→ **What you will do**
Extract the full listing verbatim and drop any pictures from your copy.

┄┄┄┄┄┄

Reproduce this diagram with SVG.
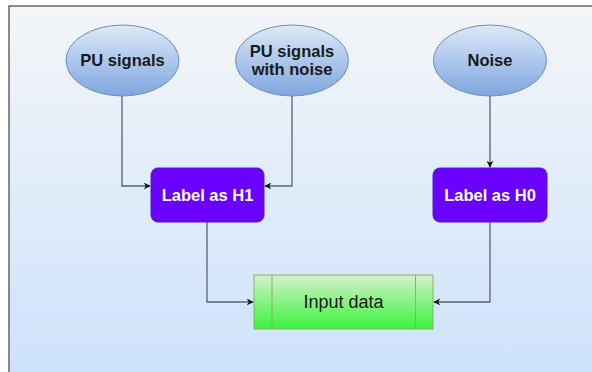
<svg xmlns="http://www.w3.org/2000/svg" width="592" height="372" viewBox="0 0 592 372">
<defs>
<linearGradient id="bg" x1="0" y1="0" x2="0" y2="1">
<stop offset="0" stop-color="#f4f6f8"/>
<stop offset="1" stop-color="#cde2fb"/>
</linearGradient>
<linearGradient id="ell" x1="0" y1="0" x2="0" y2="1">
<stop offset="0" stop-color="#dde9f7"/>
<stop offset="1" stop-color="#7ea6e0"/>
</linearGradient>
<linearGradient id="grn" x1="0" y1="0" x2="0" y2="1">
<stop offset="0" stop-color="#d5f2cd"/>
<stop offset="1" stop-color="#3af33a"/>
</linearGradient>
<marker id="arr" viewBox="0 0 10 10" refX="9" refY="5" markerWidth="7" markerHeight="7" markerUnits="userSpaceOnUse" orient="auto">
<path d="M0,0 L10,5 L0,10 L3,5 Z" fill="#111"/>
</marker>
<style>
.ell{fill:url(#ell);stroke:#6c8ebf;stroke-width:1}
.lab{fill:#6a00ff;stroke:#4a1fcc;stroke-width:1}
.t{font-family:"Liberation Sans",Arial,sans-serif;font-weight:bold;font-size:16.5px;text-anchor:middle;dominant-baseline:central}
.dark{fill:#1a1a1a}
.white{fill:#ffffff}
.con{fill:none;stroke:#5a6470;stroke-width:1.3;marker-end:url(#arr)}
</style>
</defs>
<rect x="0" y="0" width="592" height="372" fill="#ffffff"/>
<rect x="9" y="6" width="590" height="372" fill="url(#bg)" stroke="#666" stroke-width="1.5"/>
<g id="connectors">
<path class="con" d="M122,96 V186 H150"/>
<path class="con" d="M292,96 V186 H265"/>
<path class="con" d="M490,96 V167"/>
<path class="con" d="M207,222 V302 H253"/>
<path class="con" d="M490,222 V302 H434"/>
</g>
<g id="pu-signals">
<ellipse class="ell" cx="122.5" cy="60.5" rx="56.5" ry="35.5"/>
<text class="t dark" x="122.5" y="60">PU signals</text>
</g>
<g id="pu-signals-noise">
<ellipse class="ell" cx="292" cy="60.5" rx="56.5" ry="35.5"/>
<text class="t dark" x="292" y="51">PU signals</text>
<text class="t dark" x="292" y="69">with noise</text>
</g>
<g id="noise">
<ellipse class="ell" cx="490" cy="60.5" rx="56.5" ry="35.5"/>
<text class="t dark" x="490" y="60">Noise</text>
</g>
<g id="label-h1">
<rect class="lab" x="151" y="168" width="113" height="54" rx="7"/>
<text class="t white" x="207.5" y="195">Label as H1</text>
</g>
<g id="label-h0">
<rect class="lab" x="433" y="168" width="114" height="54" rx="7"/>
<text class="t white" x="490" y="195">Label as H0</text>
</g>
<g id="input-data">
<rect x="254" y="275" width="179" height="54" fill="url(#grn)" stroke="#82b366" stroke-width="1"/>
<line x1="272" y1="275" x2="272" y2="329" stroke="#82b366" stroke-width="1"/>
<line x1="415.5" y1="275" x2="415.5" y2="329" stroke="#82b366" stroke-width="1"/>
<text class="t dark" x="343.5" y="302" style="font-weight:normal;font-size:18px">Input data</text>
</g>
</svg>
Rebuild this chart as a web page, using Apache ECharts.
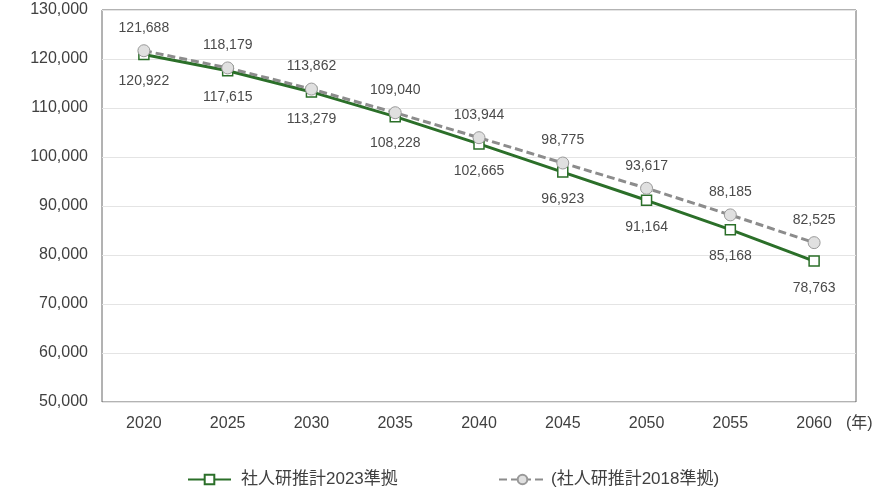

┄┄┄┄┄┄

→ **Complete response**
Reproduce this diagram with SVG.
<svg xmlns="http://www.w3.org/2000/svg" width="592" height="372" viewBox="0 0 592 372">
<defs>
<linearGradient id="bg" x1="0" y1="0" x2="0" y2="1">
<stop offset="0" stop-color="#f4f6f8"/>
<stop offset="1" stop-color="#cde2fb"/>
</linearGradient>
<linearGradient id="ell" x1="0" y1="0" x2="0" y2="1">
<stop offset="0" stop-color="#dde9f7"/>
<stop offset="1" stop-color="#7ea6e0"/>
</linearGradient>
<linearGradient id="grn" x1="0" y1="0" x2="0" y2="1">
<stop offset="0" stop-color="#d5f2cd"/>
<stop offset="1" stop-color="#3af33a"/>
</linearGradient>
<marker id="arr" viewBox="0 0 10 10" refX="9" refY="5" markerWidth="7" markerHeight="7" markerUnits="userSpaceOnUse" orient="auto">
<path d="M0,0 L10,5 L0,10 L3,5 Z" fill="#111"/>
</marker>
<style>
.ell{fill:url(#ell);stroke:#6c8ebf;stroke-width:1}
.lab{fill:#6a00ff;stroke:#4a1fcc;stroke-width:1}
.t{font-family:"Liberation Sans",Arial,sans-serif;font-weight:bold;font-size:16.5px;text-anchor:middle;dominant-baseline:central}
.dark{fill:#1a1a1a}
.white{fill:#ffffff}
.con{fill:none;stroke:#5a6470;stroke-width:1.3;marker-end:url(#arr)}
</style>
</defs>
<rect x="0" y="0" width="592" height="372" fill="#ffffff"/>
<rect x="9" y="6" width="590" height="372" fill="url(#bg)" stroke="#666" stroke-width="1.5"/>
<g id="connectors">
<path class="con" d="M122,96 V186 H150"/>
<path class="con" d="M292,96 V186 H265"/>
<path class="con" d="M490,96 V167"/>
<path class="con" d="M207,222 V302 H253"/>
<path class="con" d="M490,222 V302 H434"/>
</g>
<g id="pu-signals">
<ellipse class="ell" cx="122.5" cy="60.5" rx="56.5" ry="35.5"/>
<text class="t dark" x="122.5" y="60">PU signals</text>
</g>
<g id="pu-signals-noise">
<ellipse class="ell" cx="292" cy="60.5" rx="56.5" ry="35.5"/>
<text class="t dark" x="292" y="51">PU signals</text>
<text class="t dark" x="292" y="69">with noise</text>
</g>
<g id="noise">
<ellipse class="ell" cx="490" cy="60.5" rx="56.5" ry="35.5"/>
<text class="t dark" x="490" y="60">Noise</text>
</g>
<g id="label-h1">
<rect class="lab" x="151" y="168" width="113" height="54" rx="7"/>
<text class="t white" x="207.5" y="195">Label as H1</text>
</g>
<g id="label-h0">
<rect class="lab" x="433" y="168" width="114" height="54" rx="7"/>
<text class="t white" x="490" y="195">Label as H0</text>
</g>
<g id="input-data">
<rect x="254" y="275" width="179" height="54" fill="url(#grn)" stroke="#82b366" stroke-width="1"/>
<line x1="272" y1="275" x2="272" y2="329" stroke="#82b366" stroke-width="1"/>
<line x1="415.5" y1="275" x2="415.5" y2="329" stroke="#82b366" stroke-width="1"/>
<text class="t dark" x="343.5" y="302" style="font-weight:normal;font-size:18px">Input data</text>
</g>
</svg>
Rebuild this chart as a web page, using Apache ECharts.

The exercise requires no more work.